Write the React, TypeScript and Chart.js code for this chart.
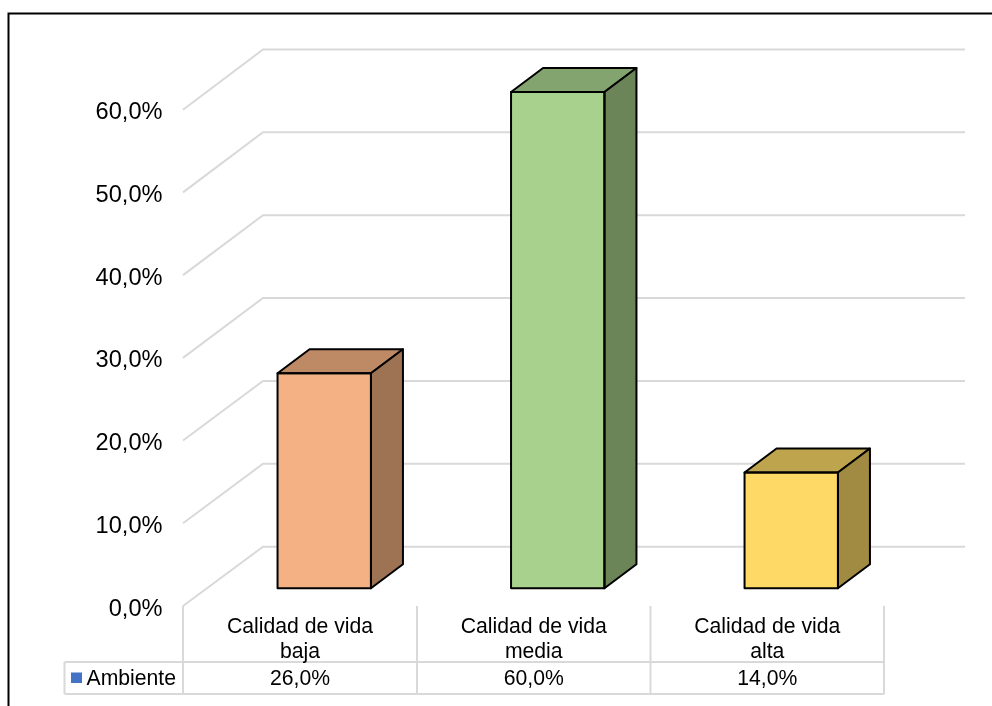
import React, { useEffect, useRef } from "react";
import { Chart, registerables } from "chart.js";

Chart.register(...registerables);

const categories: string[][] = [
  ["Calidad de vida", "baja"],
  ["Calidad de vida", "media"],
  ["Calidad de vida", "alta"],
];
const seriesName = "Ambiente";
const ambiente: number[] = [26, 60, 14];
const frontColors = ["#F4B183", "#A9D18E", "#FFD966"];
const topColors = ["#BE8A66", "#83A36F", "#BFA44E"];
const sideColors = ["#9E7353", "#6B8559", "#A18A41"];

const FONT = '"Liberation Sans", Arial, sans-serif';
const GRID = "#D9D9D9";

const formatPercent = (v: number) => v.toFixed(1).replace(".", ",") + "%";

// Pseudo-3D chart frame: walls behind the bars, extruded bar faces, and the data table below.
const wallsPlugin = {
  id: "walls",
  beforeDraw(chart: Chart) {
    const { ctx } = chart;
    ctx.save();
    ctx.fillStyle = "#FFFFFF";
    ctx.fillRect(0, 0, chart.width, chart.height);
    ctx.strokeStyle = "#000000";
    ctx.lineWidth = 2;
    ctx.beginPath();
    ctx.moveTo(8.5, chart.height);
    ctx.lineTo(8.5, 13.5);
    ctx.lineTo(chart.width, 13.5);
    ctx.stroke();
    ctx.restore();
  },
  beforeDatasetsDraw(chart: Chart) {
    const { ctx } = chart;
    const y = chart.scales.y;
    ctx.save();
    ctx.strokeStyle = GRID;
    ctx.lineWidth = 2;
    ctx.lineJoin = "miter";
    ctx.fillStyle = "#000000";
    ctx.font = `23.6px ${FONT}`;
    ctx.textAlign = "right";
    ctx.textBaseline = "middle";
    y.ticks.forEach((tick) => {
      const py = y.getPixelForValue(tick.value);
      const front = py + 17.7;
      const back = 546.7 - (y.bottom - py) * 1.002;
      ctx.beginPath();
      ctx.moveTo(183, front);
      ctx.lineTo(263, back);
      ctx.lineTo(965, back);
      ctx.stroke();
      ctx.fillText(String(tick.label), 162.5, front + 3);
    });
    ctx.restore();
  },
  afterDatasetsDraw(chart: Chart) {
    const { ctx } = chart;
    const dx = 32;
    const dy = 24;
    const bars = chart.getDatasetMeta(0).data as any[];
    ctx.save();
    ctx.strokeStyle = "#000000";
    ctx.lineWidth = 2;
    ctx.lineJoin = "round";
    bars.forEach((bar, i) => {
      const l = bar.x - bar.width / 2;
      const r = bar.x + bar.width / 2;
      const t = bar.y;
      const b = bar.base;
      ctx.fillStyle = topColors[i];
      ctx.beginPath();
      ctx.moveTo(l, t);
      ctx.lineTo(l + dx, t - dy);
      ctx.lineTo(r + dx, t - dy);
      ctx.lineTo(r, t);
      ctx.closePath();
      ctx.fill();
      ctx.stroke();
      ctx.fillStyle = sideColors[i];
      ctx.beginPath();
      ctx.moveTo(r, t);
      ctx.lineTo(r + dx, t - dy);
      ctx.lineTo(r + dx, b - dy);
      ctx.lineTo(r, b);
      ctx.closePath();
      ctx.fill();
      ctx.stroke();
      ctx.strokeRect(l, t, r - l, b - t);
    });
    ctx.restore();
  },
  afterDraw(chart: Chart) {
    const { ctx } = chart;
    const columns = [183, 417, 650.5, 884];
    const tableTop = 606;
    const rowTop = 662;
    const rowBottom = 694;
    ctx.save();
    ctx.strokeStyle = GRID;
    ctx.lineWidth = 2;
    ctx.beginPath();
    columns.forEach((cx) => {
      ctx.moveTo(cx, tableTop);
      ctx.lineTo(cx, rowBottom);
    });
    ctx.moveTo(64.5, rowTop);
    ctx.lineTo(884, rowTop);
    ctx.moveTo(64.5, rowBottom);
    ctx.lineTo(884, rowBottom);
    ctx.moveTo(64.5, rowTop);
    ctx.lineTo(64.5, rowBottom);
    ctx.stroke();

    ctx.fillStyle = "#4472C4";
    ctx.fillRect(71, 672.5, 11, 10.5);

    ctx.fillStyle = "#000000";
    ctx.font = `21.2px ${FONT}`;
    ctx.textBaseline = "middle";
    ctx.textAlign = "left";
    ctx.fillText(seriesName, 86.5, 679.5);
    ctx.textAlign = "center";
    categories.forEach((lines, i) => {
      const cx = (columns[i] + columns[i + 1]) / 2;
      lines.forEach((line, j) => ctx.fillText(line, cx, 627.5 + j * 24.5));
      ctx.fillText(formatPercent(ambiente[i]), cx, 679.5);
    });
    ctx.restore();
  },
};

export default function App() {
  const ref = useRef<HTMLCanvasElement>(null);

  useEffect(() => {
    if (!ref.current) return;
    const chart = new Chart(ref.current, {
      type: "bar",
      data: {
        labels: categories,
        datasets: [
          {
            label: seriesName,
            data: ambiente,
            backgroundColor: frontColors,
            borderWidth: 0,
            barPercentage: 0.4,
            categoryPercentage: 1,
          },
        ],
      },
      options: {
        responsive: false,
        animation: false,
        layout: { padding: { left: 207.5, right: 84, top: 92, bottom: 117.7 } },
        plugins: { legend: { display: false }, tooltip: { enabled: false } },
        scales: {
          x: { display: false },
          y: {
            display: false,
            min: 0,
            max: 60,
            ticks: { stepSize: 10, callback: (v) => formatPercent(Number(v)) },
          },
        },
      },
      plugins: [wallsPlugin],
    });
    return () => chart.destroy();
  }, []);

  return (
    <div style={{ position: "absolute", left: 0, top: 0 }}>
      <canvas ref={ref} width={992} height={706} style={{ display: "block" }} />
    </div>
  );
}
____________________
OBJECTIVE =>
All of the material above needs to be restated exactly, with no pictures.

WRITTEN REPLY =>
Write the React, TypeScript and Chart.js code for this chart.
import React, { useEffect, useRef } from "react";
import { Chart, registerables } from "chart.js";

Chart.register(...registerables);

const categories: string[][] = [
  ["Calidad de vida", "baja"],
  ["Calidad de vida", "media"],
  ["Calidad de vida", "alta"],
];
const seriesName = "Ambiente";
const ambiente: number[] = [26, 60, 14];
const frontColors = ["#F4B183", "#A9D18E", "#FFD966"];
const topColors = ["#BE8A66", "#83A36F", "#BFA44E"];
const sideColors = ["#9E7353", "#6B8559", "#A18A41"];

const FONT = '"Liberation Sans", Arial, sans-serif';
const GRID = "#D9D9D9";

const formatPercent = (v: number) => v.toFixed(1).replace(".", ",") + "%";

// Pseudo-3D chart frame: walls behind the bars, extruded bar faces, and the data table below.
const wallsPlugin = {
  id: "walls",
  beforeDraw(chart: Chart) {
    const { ctx } = chart;
    ctx.save();
    ctx.fillStyle = "#FFFFFF";
    ctx.fillRect(0, 0, chart.width, chart.height);
    ctx.strokeStyle = "#000000";
    ctx.lineWidth = 2;
    ctx.beginPath();
    ctx.moveTo(8.5, chart.height);
    ctx.lineTo(8.5, 13.5);
    ctx.lineTo(chart.width, 13.5);
    ctx.stroke();
    ctx.restore();
  },
  beforeDatasetsDraw(chart: Chart) {
    const { ctx } = chart;
    const y = chart.scales.y;
    ctx.save();
    ctx.strokeStyle = GRID;
    ctx.lineWidth = 2;
    ctx.lineJoin = "miter";
    ctx.fillStyle = "#000000";
    ctx.font = `23.6px ${FONT}`;
    ctx.textAlign = "right";
    ctx.textBaseline = "middle";
    y.ticks.forEach((tick) => {
      const py = y.getPixelForValue(tick.value);
      const front = py + 17.7;
      const back = 546.7 - (y.bottom - py) * 1.002;
      ctx.beginPath();
      ctx.moveTo(183, front);
      ctx.lineTo(263, back);
      ctx.lineTo(965, back);
      ctx.stroke();
      ctx.fillText(String(tick.label), 162.5, front + 3);
    });
    ctx.restore();
  },
  afterDatasetsDraw(chart: Chart) {
    const { ctx } = chart;
    const dx = 32;
    const dy = 24;
    const bars = chart.getDatasetMeta(0).data as any[];
    ctx.save();
    ctx.strokeStyle = "#000000";
    ctx.lineWidth = 2;
    ctx.lineJoin = "round";
    bars.forEach((bar, i) => {
      const l = bar.x - bar.width / 2;
      const r = bar.x + bar.width / 2;
      const t = bar.y;
      const b = bar.base;
      ctx.fillStyle = topColors[i];
      ctx.beginPath();
      ctx.moveTo(l, t);
      ctx.lineTo(l + dx, t - dy);
      ctx.lineTo(r + dx, t - dy);
      ctx.lineTo(r, t);
      ctx.closePath();
      ctx.fill();
      ctx.stroke();
      ctx.fillStyle = sideColors[i];
      ctx.beginPath();
      ctx.moveTo(r, t);
      ctx.lineTo(r + dx, t - dy);
      ctx.lineTo(r + dx, b - dy);
      ctx.lineTo(r, b);
      ctx.closePath();
      ctx.fill();
      ctx.stroke();
      ctx.strokeRect(l, t, r - l, b - t);
    });
    ctx.restore();
  },
  afterDraw(chart: Chart) {
    const { ctx } = chart;
    const columns = [183, 417, 650.5, 884];
    const tableTop = 606;
    const rowTop = 662;
    const rowBottom = 694;
    ctx.save();
    ctx.strokeStyle = GRID;
    ctx.lineWidth = 2;
    ctx.beginPath();
    columns.forEach((cx) => {
      ctx.moveTo(cx, tableTop);
      ctx.lineTo(cx, rowBottom);
    });
    ctx.moveTo(64.5, rowTop);
    ctx.lineTo(884, rowTop);
    ctx.moveTo(64.5, rowBottom);
    ctx.lineTo(884, rowBottom);
    ctx.moveTo(64.5, rowTop);
    ctx.lineTo(64.5, rowBottom);
    ctx.stroke();

    ctx.fillStyle = "#4472C4";
    ctx.fillRect(71, 672.5, 11, 10.5);

    ctx.fillStyle = "#000000";
    ctx.font = `21.2px ${FONT}`;
    ctx.textBaseline = "middle";
    ctx.textAlign = "left";
    ctx.fillText(seriesName, 86.5, 679.5);
    ctx.textAlign = "center";
    categories.forEach((lines, i) => {
      const cx = (columns[i] + columns[i + 1]) / 2;
      lines.forEach((line, j) => ctx.fillText(line, cx, 627.5 + j * 24.5));
      ctx.fillText(formatPercent(ambiente[i]), cx, 679.5);
    });
    ctx.restore();
  },
};

export default function App() {
  const ref = useRef<HTMLCanvasElement>(null);

  useEffect(() => {
    if (!ref.current) return;
    const chart = new Chart(ref.current, {
      type: "bar",
      data: {
        labels: categories,
        datasets: [
          {
            label: seriesName,
            data: ambiente,
            backgroundColor: frontColors,
            borderWidth: 0,
            barPercentage: 0.4,
            categoryPercentage: 1,
          },
        ],
      },
      options: {
        responsive: false,
        animation: false,
        layout: { padding: { left: 207.5, right: 84, top: 92, bottom: 117.7 } },
        plugins: { legend: { display: false }, tooltip: { enabled: false } },
        scales: {
          x: { display: false },
          y: {
            display: false,
            min: 0,
            max: 60,
            ticks: { stepSize: 10, callback: (v) => formatPercent(Number(v)) },
          },
        },
      },
      plugins: [wallsPlugin],
    });
    return () => chart.destroy();
  }, []);

  return (
    <div style={{ position: "absolute", left: 0, top: 0 }}>
      <canvas ref={ref} width={992} height={706} style={{ display: "block" }} />
    </div>
  );
}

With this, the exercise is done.